- [Task directions]
Would you copy the records below, exactly and only from their first line through the line containing "0.21, 0.22, 0.23, 0.24, 0.25, 0.28, 0.31, 0.34, 0.37, 0.40]", without any pictures?

--- START OF Supplied material ---

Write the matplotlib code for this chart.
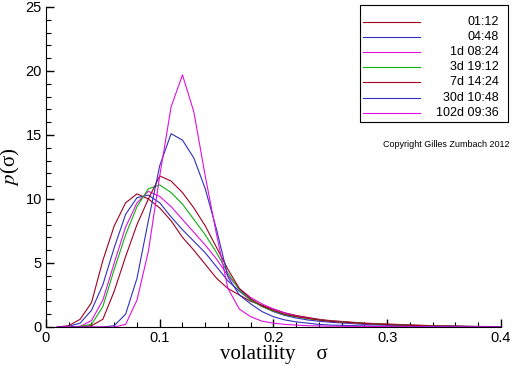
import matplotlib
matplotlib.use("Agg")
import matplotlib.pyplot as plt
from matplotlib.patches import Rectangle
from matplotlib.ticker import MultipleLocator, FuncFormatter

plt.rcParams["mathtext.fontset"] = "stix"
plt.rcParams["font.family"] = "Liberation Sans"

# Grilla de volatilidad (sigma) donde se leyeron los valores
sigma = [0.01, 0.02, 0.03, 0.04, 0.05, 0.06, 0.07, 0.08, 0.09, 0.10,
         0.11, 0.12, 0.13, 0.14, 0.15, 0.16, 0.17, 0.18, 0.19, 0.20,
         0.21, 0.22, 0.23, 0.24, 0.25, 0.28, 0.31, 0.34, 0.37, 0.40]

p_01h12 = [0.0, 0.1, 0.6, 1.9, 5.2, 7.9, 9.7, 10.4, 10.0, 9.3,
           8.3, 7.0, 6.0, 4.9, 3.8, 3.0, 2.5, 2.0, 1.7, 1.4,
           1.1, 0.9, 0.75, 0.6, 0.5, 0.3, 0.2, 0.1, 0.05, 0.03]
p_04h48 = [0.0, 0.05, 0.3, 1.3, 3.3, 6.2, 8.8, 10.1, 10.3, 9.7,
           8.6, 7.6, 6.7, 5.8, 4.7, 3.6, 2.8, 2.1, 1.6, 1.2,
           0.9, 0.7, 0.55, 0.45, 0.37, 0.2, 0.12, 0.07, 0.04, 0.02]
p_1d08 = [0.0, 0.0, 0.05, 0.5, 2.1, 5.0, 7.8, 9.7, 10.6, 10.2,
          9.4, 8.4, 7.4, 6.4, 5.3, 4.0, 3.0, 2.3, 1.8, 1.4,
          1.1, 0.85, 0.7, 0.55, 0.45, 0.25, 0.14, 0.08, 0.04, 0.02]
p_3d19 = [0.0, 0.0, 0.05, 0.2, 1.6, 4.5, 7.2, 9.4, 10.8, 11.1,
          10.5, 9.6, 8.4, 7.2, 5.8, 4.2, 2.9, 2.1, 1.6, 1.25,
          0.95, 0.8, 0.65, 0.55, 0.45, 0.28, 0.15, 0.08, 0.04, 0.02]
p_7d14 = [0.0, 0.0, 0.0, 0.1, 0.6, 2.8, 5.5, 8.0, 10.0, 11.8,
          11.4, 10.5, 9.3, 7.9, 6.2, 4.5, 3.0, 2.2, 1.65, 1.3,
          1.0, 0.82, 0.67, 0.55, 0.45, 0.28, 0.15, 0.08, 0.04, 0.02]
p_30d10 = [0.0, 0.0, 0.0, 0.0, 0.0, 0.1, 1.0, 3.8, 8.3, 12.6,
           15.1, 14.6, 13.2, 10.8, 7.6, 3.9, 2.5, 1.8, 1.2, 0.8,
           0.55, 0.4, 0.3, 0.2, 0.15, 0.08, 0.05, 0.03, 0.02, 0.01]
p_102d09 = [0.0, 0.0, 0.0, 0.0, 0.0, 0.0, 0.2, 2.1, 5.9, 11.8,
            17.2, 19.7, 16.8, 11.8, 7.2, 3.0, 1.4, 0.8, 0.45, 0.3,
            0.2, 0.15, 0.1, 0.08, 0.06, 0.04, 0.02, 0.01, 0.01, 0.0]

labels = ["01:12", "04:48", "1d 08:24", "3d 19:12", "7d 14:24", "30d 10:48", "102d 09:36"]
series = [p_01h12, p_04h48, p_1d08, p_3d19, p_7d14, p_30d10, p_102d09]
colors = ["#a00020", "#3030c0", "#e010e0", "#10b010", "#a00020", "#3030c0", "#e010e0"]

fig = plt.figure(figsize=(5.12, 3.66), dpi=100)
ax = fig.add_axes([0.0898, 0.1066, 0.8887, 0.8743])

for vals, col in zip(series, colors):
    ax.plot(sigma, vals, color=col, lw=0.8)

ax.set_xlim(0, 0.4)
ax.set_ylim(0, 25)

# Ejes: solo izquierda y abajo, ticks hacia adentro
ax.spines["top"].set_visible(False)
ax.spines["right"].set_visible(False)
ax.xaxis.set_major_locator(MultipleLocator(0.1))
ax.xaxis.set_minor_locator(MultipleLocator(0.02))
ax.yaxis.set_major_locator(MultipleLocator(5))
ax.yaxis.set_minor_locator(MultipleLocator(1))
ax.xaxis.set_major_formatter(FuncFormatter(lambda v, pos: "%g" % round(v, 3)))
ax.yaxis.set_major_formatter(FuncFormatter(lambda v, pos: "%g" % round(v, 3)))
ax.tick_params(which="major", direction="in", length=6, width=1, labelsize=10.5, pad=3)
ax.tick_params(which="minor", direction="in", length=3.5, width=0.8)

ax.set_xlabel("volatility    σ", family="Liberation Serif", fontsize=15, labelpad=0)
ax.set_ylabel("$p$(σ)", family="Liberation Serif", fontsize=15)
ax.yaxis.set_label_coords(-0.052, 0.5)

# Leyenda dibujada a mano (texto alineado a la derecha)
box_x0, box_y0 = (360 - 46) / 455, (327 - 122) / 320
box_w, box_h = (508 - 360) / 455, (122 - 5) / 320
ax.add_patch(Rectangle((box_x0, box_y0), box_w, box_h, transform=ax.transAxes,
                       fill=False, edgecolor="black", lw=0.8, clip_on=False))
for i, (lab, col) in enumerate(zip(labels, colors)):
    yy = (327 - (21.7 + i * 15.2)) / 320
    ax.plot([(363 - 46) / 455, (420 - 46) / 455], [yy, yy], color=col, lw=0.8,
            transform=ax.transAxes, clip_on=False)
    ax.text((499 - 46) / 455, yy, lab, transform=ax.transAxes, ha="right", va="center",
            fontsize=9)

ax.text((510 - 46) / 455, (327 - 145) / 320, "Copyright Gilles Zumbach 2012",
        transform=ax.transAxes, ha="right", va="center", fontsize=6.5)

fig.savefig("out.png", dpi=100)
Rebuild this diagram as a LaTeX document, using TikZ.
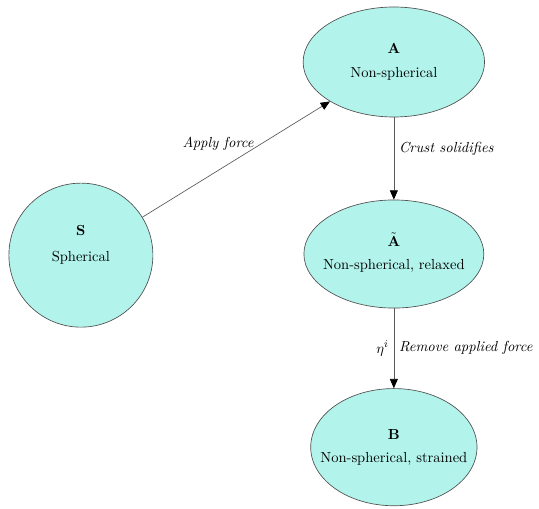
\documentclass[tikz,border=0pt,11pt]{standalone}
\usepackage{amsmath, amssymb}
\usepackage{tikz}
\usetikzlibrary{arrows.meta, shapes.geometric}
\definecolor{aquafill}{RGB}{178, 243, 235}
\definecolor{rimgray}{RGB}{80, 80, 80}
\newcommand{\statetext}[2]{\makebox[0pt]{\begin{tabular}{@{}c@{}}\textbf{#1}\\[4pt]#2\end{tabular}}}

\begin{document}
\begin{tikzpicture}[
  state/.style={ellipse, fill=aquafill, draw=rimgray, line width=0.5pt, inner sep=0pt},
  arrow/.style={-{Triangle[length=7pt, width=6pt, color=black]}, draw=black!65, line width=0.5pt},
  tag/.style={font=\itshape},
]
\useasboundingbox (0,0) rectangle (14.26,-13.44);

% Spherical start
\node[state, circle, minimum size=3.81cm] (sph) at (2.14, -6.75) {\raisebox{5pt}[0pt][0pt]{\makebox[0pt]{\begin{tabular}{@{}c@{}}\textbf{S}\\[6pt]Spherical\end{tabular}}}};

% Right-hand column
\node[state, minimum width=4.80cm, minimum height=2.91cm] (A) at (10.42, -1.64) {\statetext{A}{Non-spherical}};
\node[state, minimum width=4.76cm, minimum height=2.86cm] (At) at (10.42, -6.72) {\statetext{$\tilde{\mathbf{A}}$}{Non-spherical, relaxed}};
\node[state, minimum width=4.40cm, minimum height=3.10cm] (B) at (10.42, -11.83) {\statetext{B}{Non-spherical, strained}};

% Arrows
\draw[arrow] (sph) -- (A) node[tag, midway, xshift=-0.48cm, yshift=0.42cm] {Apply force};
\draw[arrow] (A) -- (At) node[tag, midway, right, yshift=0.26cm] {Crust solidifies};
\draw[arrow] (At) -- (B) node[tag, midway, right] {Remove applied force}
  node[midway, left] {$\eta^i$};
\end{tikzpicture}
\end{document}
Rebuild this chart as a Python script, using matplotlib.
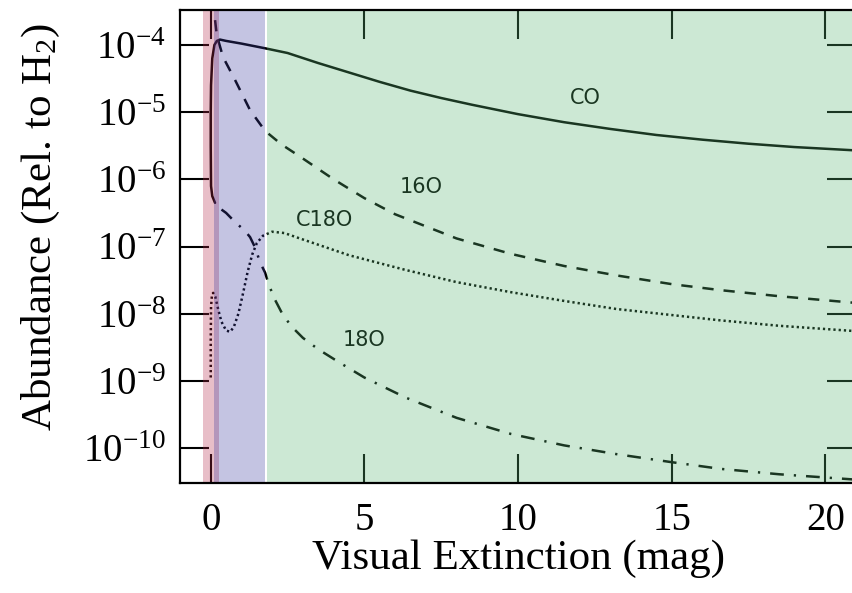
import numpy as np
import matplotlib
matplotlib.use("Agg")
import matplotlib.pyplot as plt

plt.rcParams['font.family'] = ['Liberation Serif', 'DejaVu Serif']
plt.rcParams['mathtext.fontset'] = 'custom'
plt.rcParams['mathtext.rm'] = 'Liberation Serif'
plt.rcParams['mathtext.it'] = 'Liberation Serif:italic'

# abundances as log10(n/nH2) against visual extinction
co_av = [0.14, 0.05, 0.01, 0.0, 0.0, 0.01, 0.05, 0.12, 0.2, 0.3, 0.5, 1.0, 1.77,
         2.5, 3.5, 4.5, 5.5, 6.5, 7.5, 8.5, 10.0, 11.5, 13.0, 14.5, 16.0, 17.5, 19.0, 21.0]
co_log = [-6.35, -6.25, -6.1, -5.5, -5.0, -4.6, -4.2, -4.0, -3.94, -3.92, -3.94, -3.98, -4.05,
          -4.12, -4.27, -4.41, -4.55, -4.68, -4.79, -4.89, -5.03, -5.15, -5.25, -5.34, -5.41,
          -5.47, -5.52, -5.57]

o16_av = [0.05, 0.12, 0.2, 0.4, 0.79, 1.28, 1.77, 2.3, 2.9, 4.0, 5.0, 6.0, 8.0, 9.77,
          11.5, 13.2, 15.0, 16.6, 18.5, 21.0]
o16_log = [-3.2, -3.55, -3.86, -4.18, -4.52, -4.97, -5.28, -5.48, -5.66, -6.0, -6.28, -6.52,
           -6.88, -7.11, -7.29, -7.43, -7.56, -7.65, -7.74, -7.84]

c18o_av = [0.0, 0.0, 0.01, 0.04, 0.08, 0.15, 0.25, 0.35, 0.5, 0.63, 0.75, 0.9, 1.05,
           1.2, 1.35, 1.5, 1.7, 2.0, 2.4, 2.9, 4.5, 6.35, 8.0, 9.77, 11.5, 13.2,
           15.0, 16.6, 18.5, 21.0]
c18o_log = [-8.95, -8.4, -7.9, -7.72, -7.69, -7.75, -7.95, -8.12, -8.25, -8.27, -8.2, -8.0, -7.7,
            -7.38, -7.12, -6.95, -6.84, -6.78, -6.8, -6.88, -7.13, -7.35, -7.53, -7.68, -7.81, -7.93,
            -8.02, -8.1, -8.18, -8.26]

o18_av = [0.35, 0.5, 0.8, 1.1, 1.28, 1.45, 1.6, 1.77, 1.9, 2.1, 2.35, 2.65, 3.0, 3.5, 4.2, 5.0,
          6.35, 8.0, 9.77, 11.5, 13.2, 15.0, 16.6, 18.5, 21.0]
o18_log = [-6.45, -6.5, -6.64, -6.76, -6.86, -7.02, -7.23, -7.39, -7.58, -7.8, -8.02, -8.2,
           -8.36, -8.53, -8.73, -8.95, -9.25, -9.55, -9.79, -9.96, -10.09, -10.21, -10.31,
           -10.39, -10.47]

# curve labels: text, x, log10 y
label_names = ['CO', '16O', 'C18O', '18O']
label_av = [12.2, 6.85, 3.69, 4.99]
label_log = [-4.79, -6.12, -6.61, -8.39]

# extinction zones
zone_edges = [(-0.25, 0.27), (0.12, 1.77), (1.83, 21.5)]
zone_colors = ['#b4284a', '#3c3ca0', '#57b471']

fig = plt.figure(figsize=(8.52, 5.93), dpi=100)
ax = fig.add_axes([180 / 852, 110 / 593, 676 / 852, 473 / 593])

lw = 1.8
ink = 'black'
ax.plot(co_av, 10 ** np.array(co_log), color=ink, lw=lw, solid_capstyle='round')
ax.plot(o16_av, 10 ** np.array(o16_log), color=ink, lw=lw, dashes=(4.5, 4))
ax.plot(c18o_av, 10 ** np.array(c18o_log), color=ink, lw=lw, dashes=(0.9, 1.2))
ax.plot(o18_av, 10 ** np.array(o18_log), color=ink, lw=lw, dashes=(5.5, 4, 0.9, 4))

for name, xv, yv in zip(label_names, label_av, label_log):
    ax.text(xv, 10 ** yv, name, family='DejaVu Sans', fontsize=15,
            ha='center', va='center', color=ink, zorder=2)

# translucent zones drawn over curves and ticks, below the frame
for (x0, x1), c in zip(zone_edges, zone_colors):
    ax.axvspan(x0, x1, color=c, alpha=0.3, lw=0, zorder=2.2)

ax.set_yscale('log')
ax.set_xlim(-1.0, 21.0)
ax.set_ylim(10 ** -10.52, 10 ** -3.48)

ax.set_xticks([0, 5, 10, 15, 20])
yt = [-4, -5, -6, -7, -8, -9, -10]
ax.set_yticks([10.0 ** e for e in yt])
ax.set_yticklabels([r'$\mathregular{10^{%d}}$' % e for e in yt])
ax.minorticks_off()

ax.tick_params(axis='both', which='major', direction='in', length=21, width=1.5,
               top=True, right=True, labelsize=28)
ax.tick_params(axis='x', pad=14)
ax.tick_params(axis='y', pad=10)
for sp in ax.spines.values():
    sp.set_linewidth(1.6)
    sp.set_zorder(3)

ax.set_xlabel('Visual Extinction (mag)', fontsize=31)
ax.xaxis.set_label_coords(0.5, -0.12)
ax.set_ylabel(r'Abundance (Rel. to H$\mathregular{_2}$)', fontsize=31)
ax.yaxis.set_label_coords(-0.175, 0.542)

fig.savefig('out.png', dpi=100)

--- END OF Supplied material ---

- [Solution below]
Write the matplotlib code for this chart.
import matplotlib
matplotlib.use("Agg")
import matplotlib.pyplot as plt
from matplotlib.patches import Rectangle
from matplotlib.ticker import MultipleLocator, FuncFormatter

plt.rcParams["mathtext.fontset"] = "stix"
plt.rcParams["font.family"] = "Liberation Sans"

# Grilla de volatilidad (sigma) donde se leyeron los valores
sigma = [0.01, 0.02, 0.03, 0.04, 0.05, 0.06, 0.07, 0.08, 0.09, 0.10,
         0.11, 0.12, 0.13, 0.14, 0.15, 0.16, 0.17, 0.18, 0.19, 0.20,
         0.21, 0.22, 0.23, 0.24, 0.25, 0.28, 0.31, 0.34, 0.37, 0.40]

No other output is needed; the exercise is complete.